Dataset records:
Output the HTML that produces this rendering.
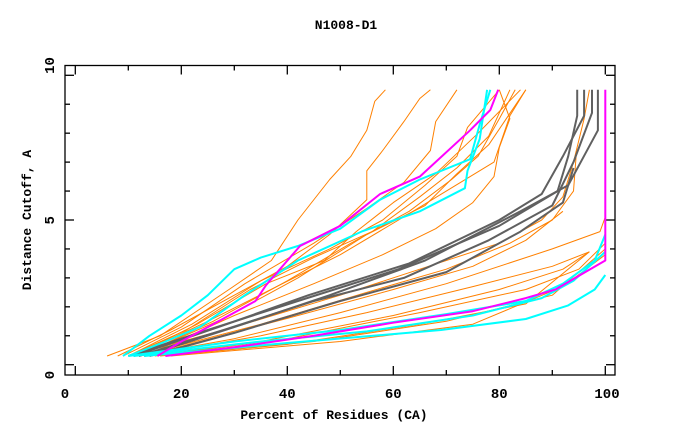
<!DOCTYPE html>
<html><head><meta charset="utf-8"><style>
body{margin:0;background:#fff}
svg{display:block}
text{font-family:"Liberation Mono",monospace;font-weight:bold;font-size:13px;fill:#000}
.tl{font-size:14px}
</style></head><body>
<svg id="chart" width="680" height="440" viewBox="0 0 680 440" xmlns="http://www.w3.org/2000/svg">
<text x="346" y="29" text-anchor="middle">N1008-D1</text>
<text x="334" y="419" text-anchor="middle">Percent of Residues (CA)</text>
<text x="0" y="0" text-anchor="middle" transform="translate(31,220) rotate(-90)">Distance Cutoff, A</text>
<g id="ticks"></g>
<g id="series"></g>
<rect x="65" y="65.5" width="550" height="309.5" fill="none" stroke="#000" stroke-width="1.3"/>
</svg>
<script>
const xTicks=[0,20,40,60,80,100];
const xMinor=[10,30,50,70,90];
const yTicks=[0,5,10];
const yMinor=[1,2,3,4,6,7,8,9];
const orange1=[[6,0.3],[16,1],[29,2.6],[37,3.6],[42,5],[48,6.4],[52,7.2],[55,8.1],[56.5,9.1],[58.5,9.5]];
const orange2=[[8,0.3],[18,1.2],[30,2.4],[40,3.4],[48,4.5],[55,5.7],[55,6.7],[58,7.4],[62,8.4],[65,9.2],[67,9.5]];
const orange3=[[9,0.3],[20,1.3],[32,2.8],[45,4.2],[55,5.4],[62,6.3],[67,7.4],[68,8.4],[72,9.5]];
const orange4=[[10,0.3],[22,1.4],[35,2.9],[48,4.0],[58,5.0],[66,6.2],[72,7.2],[74,8.2],[80,9.5]];
const orange5=[[10,0.3],[21,1.2],[33,2.6],[45,3.7],[56,4.6],[65,5.8],[72,6.8],[78,7.9],[82,9.5]];
const orange6=[[11,0.3],[23,1.4],[36,2.8],[47,3.6],[53,4.6],[60,5.6],[68,6.6],[76,8.0],[84,9.5]];
const orange7=[[11,0.3],[25,1.5],[38,2.7],[50,3.8],[61,5.0],[70,6.0],[79,7.0],[82,8.6],[85,9.5]];
const orange8=[[12,0.3],[26,1.5],[40,2.9],[52,4.2],[63,5.3],[71,6.4],[76,7.2],[80,8.5],[83,9.5]];
const orange9=[[12,0.3],[28,1.6],[42,3.0],[55,4.5],[66,5.5],[72,6.6],[78,7.6],[85,9.5]];
const orange10=[[13,0.3],[30,1.7],[45,2.8],[58,3.8],[68,4.7],[75,5.6],[79,6.5],[80,7.5],[82,8.5],[80,9.5]];
const orange11=[[10,0.3],[30,1.3],[50,2.4],[65,3.3],[80,4.2],[88,5.0],[92,5.8],[94,7.0],[96,8.5],[97,9.5]];
const orange12=[[12,0.3],[35,1.4],[55,2.5],[70,3.3],[82,4.2],[90,5.0],[94,6.0],[94.5,7.2]];
const orange13=[[13,0.3],[40,1.6],[60,2.6],[75,3.4],[85,4.3],[92,5.3]];
const orange14=[[12,0.3],[30,0.9],[50,1.8],[70,2.8],[90,4.0],[99,4.6],[100,5.1]];
const orange15=[[13,0.3],[35,1.0],[55,1.8],[75,2.7],[90,3.4],[97,3.9]];
const orange16=[[14,0.3],[35,0.8],[60,1.7],[80,2.6],[92,3.3],[97,3.9]];
const orange17=[[15,0.3],[40,0.9],[65,1.8],[85,2.6],[95,3.3],[100,4.2]];
const orange18=[[16,0.3],[40,0.7],[65,1.4],[85,2.1],[97,3.9]];
const orange19=[[17,0.3],[45,0.8],[70,1.5],[90,2.4],[100,4.0]];
const orange20=[[18,0.3],[50,0.8],[75,1.4],[92,2.7],[100,3.8]];
const gray1=[[10,0.3],[25,1.2],[42,2.2],[61,3.3],[80,4.8],[91,6.0],[93,7.2],[94.7,8.6],[94.7,9.5]];
const gray2=[[11,0.3],[27,1.3],[44,2.4],[63,3.5],[80,5.0],[88,5.9],[92,7.2],[96,8.6],[96,9.5]];
const gray3=[[12,0.3],[28,1.2],[45,2.2],[62,3.0],[78,4.3],[90,5.5],[94,7.0],[97.5,8.7],[97.5,9.5]];
const gray4=[[13,0.3],[30,1.3],[48,2.4],[66,3.6],[84,5.3],[93,6.2],[98.6,8.1],[98.6,9.5]];
const gray5=[[14,0.3],[30,1.1],[50,2.2],[70,3.2],[84,4.6],[92,5.6],[94,6.8]];
const cyan1=[[9,0.3],[14,1],[20,1.7],[25,2.4],[30,3.3],[35,3.7],[42,4.1],[50,4.7],[57.5,5.7],[65,6.4],[74.5,7.1],[76.3,8.3],[78.3,9.5]];
const cyan2=[[10,0.3],[17,0.8],[23.5,1.3],[32,2.4],[42,3.6],[54,4.6],[65,5.3],[73.5,6.1],[74,6.7],[76.3,7.8],[77.7,9.5]];
const cyan3=[[10,0.3],[30,0.8],[50,1.2],[70,1.75],[85,2.2],[92,2.8],[98,3.6],[100,4.5]];
const cyan4=[[11,0.3],[35,0.8],[55,1.15],[75,1.7],[88,2.3],[94,2.9],[100,3.9]];
const cyan5=[[13,0.3],[40,0.75],[69,1.2],[85,1.58],[93,2.05],[98,2.6],[100,3.1]];
const magenta1=[[15.5,0.3],[20,0.8],[26,1.4],[34,2.2],[36,2.75],[42.4,4.1],[50,4.8],[57.5,5.9],[65,6.5],[74.5,8.1],[78.3,8.8],[79.8,9.5]];
const magenta2=[[17,0.3],[30,0.6],[45,1.0],[60,1.45],[75,1.85],[85,2.3],[90.6,2.6],[96.2,3.2],[100,3.6],[100,9.5]];

const NS="http://www.w3.org/2000/svg";
function xs(v){return 75.3+5.3*v;}
function ys(v){return 364.7-28.94*v;}
function xl(v){return v===0?65:(v===100?607:xs(v));}
function yl(v){return 375-30.95*v;}
const tg=document.getElementById('ticks');
function line(x1,y1,x2,y2,name){
  const l=document.createElementNS(NS,'line');
  l.setAttribute('x1',x1);l.setAttribute('y1',y1);l.setAttribute('x2',x2);l.setAttribute('y2',y2);
  l.setAttribute('stroke','#000');l.setAttribute('stroke-width','1.3');
  
  
  tg.appendChild(l);
}
function label(x,y,t,rot,name){
  const e=document.createElementNS(NS,'text');
  e.setAttribute('text-anchor','middle');
  e.setAttribute('class','tl');
  if(rot){e.setAttribute('transform','translate('+x+','+y+') rotate(-90)');e.setAttribute('x',0);e.setAttribute('y',0);}
  else{e.setAttribute('x',x);e.setAttribute('y',y);}
  e.textContent=t;
  
  
  tg.appendChild(e);
}
xTicks.forEach(v=>{const x=xs(v);line(x,375,x,366,'x-major-tick');line(x,65.5,x,74.5,'x-major-tick-top');label(xl(v),398,String(v),false,'x-tick-label');});
xMinor.forEach(v=>{const x=xs(v);line(x,375,x,370,'x-minor-tick');line(x,65.5,x,70.5,'x-minor-tick-top');});
yTicks.forEach(v=>{const y=ys(v);line(65,y,74,y,'y-major-tick');line(615,y,606,y,'y-major-tick-right');label(54,yl(v),String(v),true,'y-tick-label');});
yMinor.forEach(v=>{const y=ys(v);line(65,y,70,y,'y-minor-tick');line(615,y,610,y,'y-minor-tick-right');});
const sg=document.getElementById('series');
function draw(data,color,w,name){
  const p=document.createElementNS(NS,'polyline');
  p.setAttribute('points',data.map(d=>xs(d[0]).toFixed(1)+','+ys(d[1]).toFixed(1)).join(' '));
  p.setAttribute('fill','none');p.setAttribute('stroke',color);p.setAttribute('stroke-width',w);
  p.setAttribute('stroke-linejoin','round');
  
  
  sg.appendChild(p);
}
[orange1,orange2,orange3,orange4,orange5,orange6,orange7,orange8,orange9,orange10,orange11,orange12,orange13,orange14,orange15,orange16,orange17,orange18,orange19,orange20].forEach((s,i)=>draw(s,'#ff8000',1,'orange-series-'+(i+1)));
[gray1,gray2,gray3,gray4,gray5].forEach((s,i)=>draw(s,'#606060',2,'gray-series-'+(i+1)));
[cyan1,cyan2,cyan3,cyan4,cyan5].forEach((s,i)=>draw(s,'#00ffff',2,'cyan-series-'+(i+1)));
[magenta1,magenta2].forEach((s,i)=>draw(s,'#ff00ff',2,'magenta-series-'+(i+1)));
</script>
</body></html>
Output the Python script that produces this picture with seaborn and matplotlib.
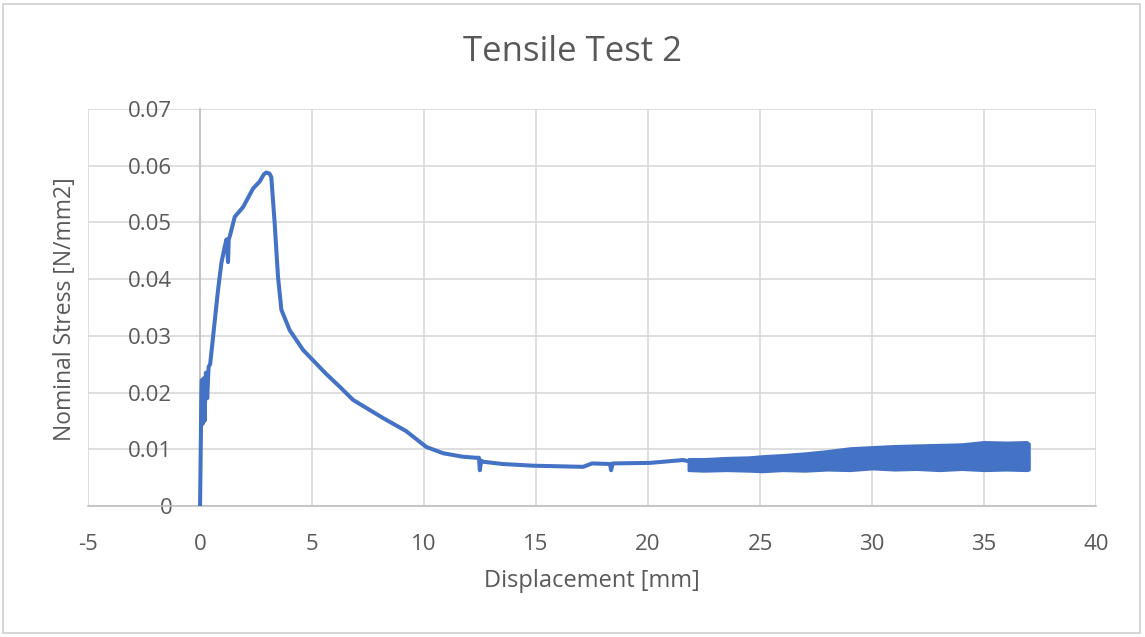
import matplotlib
matplotlib.use("Agg")
import matplotlib.pyplot as plt
import seaborn as sns
import pandas as pd
from matplotlib.patches import Rectangle

# Values

disp = [0.0, 0.03, 0.06, 0.08, 0.12, 0.16, 0.20, 0.26, 0.32, 0.38, 0.45, 0.58,
        0.80, 0.95, 1.10, 1.18, 1.25, 1.28, 1.33, 1.55, 1.92, 2.37, 2.66, 2.85,
        2.96, 3.10, 3.18, 3.33, 3.48, 3.63, 4.0, 4.6, 5.04, 5.6, 6.24, 6.83,
        8.17, 9.2, 10.1, 10.85, 11.7, 12.3, 12.45, 12.49, 12.55, 12.63, 13.5,
        14.87, 17.1, 17.5, 18.3, 18.35, 18.42, 20.1, 21.56, 21.8]
stress = [0.0, 0.010, 0.020, 0.0222, 0.0145, 0.0225, 0.0150, 0.0235, 0.0190,
          0.0245, 0.0250, 0.0298, 0.0380, 0.0428, 0.0457, 0.0470, 0.0430,
          0.0470, 0.0476, 0.0510, 0.0527, 0.0560, 0.0572, 0.0585, 0.0588,
          0.0586, 0.0580, 0.0499, 0.0404, 0.0346, 0.0310, 0.0275, 0.0257,
          0.0234, 0.0210, 0.0187, 0.0155, 0.0132, 0.0104, 0.0093, 0.0087,
          0.0085, 0.0085, 0.0063, 0.0080, 0.0078, 0.0074, 0.0071, 0.0069,
          0.0075, 0.0074, 0.0063, 0.0075, 0.0076, 0.0081, 0.0079]

# noisy tail from ~21.8 mm on, given as lower / upper envelope
band_x = [21.8, 22.5, 23.5, 24.5, 25.1, 26.0, 27.0, 28.0, 29.0, 30.0, 31.0,
          32.0, 33.0, 34.0, 35.0, 36.0, 36.9, 37.0]
band_lo = [0.0063, 0.0062, 0.0063, 0.0062, 0.0061, 0.0063, 0.0062, 0.0064,
           0.0063, 0.0066, 0.0064, 0.0065, 0.0063, 0.0065, 0.0063, 0.0064,
           0.0063, 0.0064]
band_hi = [0.0083, 0.0083, 0.0085, 0.0086, 0.0088, 0.0090, 0.0093, 0.0097,
           0.0102, 0.0104, 0.0106, 0.0107, 0.0108, 0.0109, 0.0113, 0.0112,
           0.0113, 0.0110]

blue = "#4472C4"
grey_txt = "#595959"

sns.set_theme(style="white")
plt.rcParams['font.family'] = ['Open Sans', 'DejaVu Sans']
plt.rcParams['axes.unicode_minus'] = False

df = pd.DataFrame({"disp": disp, "stress": stress})

fig = plt.figure(figsize=(11.45, 6.37), dpi=100)
ax = fig.add_axes([0.0769, 0.2057, 0.8804, 0.6232])

sns.lineplot(data=df, x="disp", y="stress", sort=False, estimator=None,
             color=blue, linewidth=2.9, ax=ax, zorder=3)
ax.fill_between(band_x, band_lo, band_hi, color=blue, linewidth=2,
                edgecolor=blue, zorder=3)

ax.set_xlim(-5, 40)
ax.set_ylim(0, 0.07)
ax.set_xticks(range(-5, 41, 5))
ax.set_yticks([0, 0.01, 0.02, 0.03, 0.04, 0.05, 0.06, 0.07])
ax.set_yticklabels(["0", "0.01", "0.02", "0.03", "0.04", "0.05", "0.06", "0.07"])
ax.grid(True, color="#D9D9D9", linewidth=1.2)
ax.set_axisbelow(True)

for s in ["top", "right"]:
    ax.spines[s].set_visible(False)
ax.spines["left"].set_position(("data", 0))
ax.spines["left"].set_color("#BFBFBF")
ax.spines["bottom"].set_color("#BFBFBF")
ax.spines["left"].set_linewidth(1.2)
ax.spines["bottom"].set_linewidth(1.2)

ax.tick_params(axis="both", length=0, labelsize=16, colors=grey_txt)
ax.tick_params(axis="y", pad=20)
ax.tick_params(axis="x", pad=20)

ax.set_xlabel("Displacement [mm]", fontsize=17, color=grey_txt, labelpad=10)
ax.set_ylabel("")
fig.text(0.057, 0.515, "Nominal Stress [N/mm2]", rotation=90, fontsize=16.5,
         color=grey_txt, ha="center", va="center")
fig.text(0.5, 0.918, "Tensile Test 2", fontsize=25, color=grey_txt,
         ha="center", va="center")

fig.patches.append(Rectangle((0.003, 0.006), 0.993, 0.988, transform=fig.transFigure,
                             fill=False, edgecolor="#D0D0D0", linewidth=1.2))

fig.savefig("out.png", dpi=100)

EXERCISE:
Only the lines from the one with "Output the Python" through the one with "0.0075, 0.0074, 0.0063, 0.0075, 0.0076, 0.0081, 0.0079]", both included, go in the copy, exactly as written. Leave the pictures behind.

REPLY TO THE TASK:
Output the Python script that produces this picture with seaborn and matplotlib.
import matplotlib
matplotlib.use("Agg")
import matplotlib.pyplot as plt
import seaborn as sns
import pandas as pd
from matplotlib.patches import Rectangle

# Values

disp = [0.0, 0.03, 0.06, 0.08, 0.12, 0.16, 0.20, 0.26, 0.32, 0.38, 0.45, 0.58,
        0.80, 0.95, 1.10, 1.18, 1.25, 1.28, 1.33, 1.55, 1.92, 2.37, 2.66, 2.85,
        2.96, 3.10, 3.18, 3.33, 3.48, 3.63, 4.0, 4.6, 5.04, 5.6, 6.24, 6.83,
        8.17, 9.2, 10.1, 10.85, 11.7, 12.3, 12.45, 12.49, 12.55, 12.63, 13.5,
        14.87, 17.1, 17.5, 18.3, 18.35, 18.42, 20.1, 21.56, 21.8]
stress = [0.0, 0.010, 0.020, 0.0222, 0.0145, 0.0225, 0.0150, 0.0235, 0.0190,
          0.0245, 0.0250, 0.0298, 0.0380, 0.0428, 0.0457, 0.0470, 0.0430,
          0.0470, 0.0476, 0.0510, 0.0527, 0.0560, 0.0572, 0.0585, 0.0588,
          0.0586, 0.0580, 0.0499, 0.0404, 0.0346, 0.0310, 0.0275, 0.0257,
          0.0234, 0.0210, 0.0187, 0.0155, 0.0132, 0.0104, 0.0093, 0.0087,
          0.0085, 0.0085, 0.0063, 0.0080, 0.0078, 0.0074, 0.0071, 0.0069,
          0.0075, 0.0074, 0.0063, 0.0075, 0.0076, 0.0081, 0.0079]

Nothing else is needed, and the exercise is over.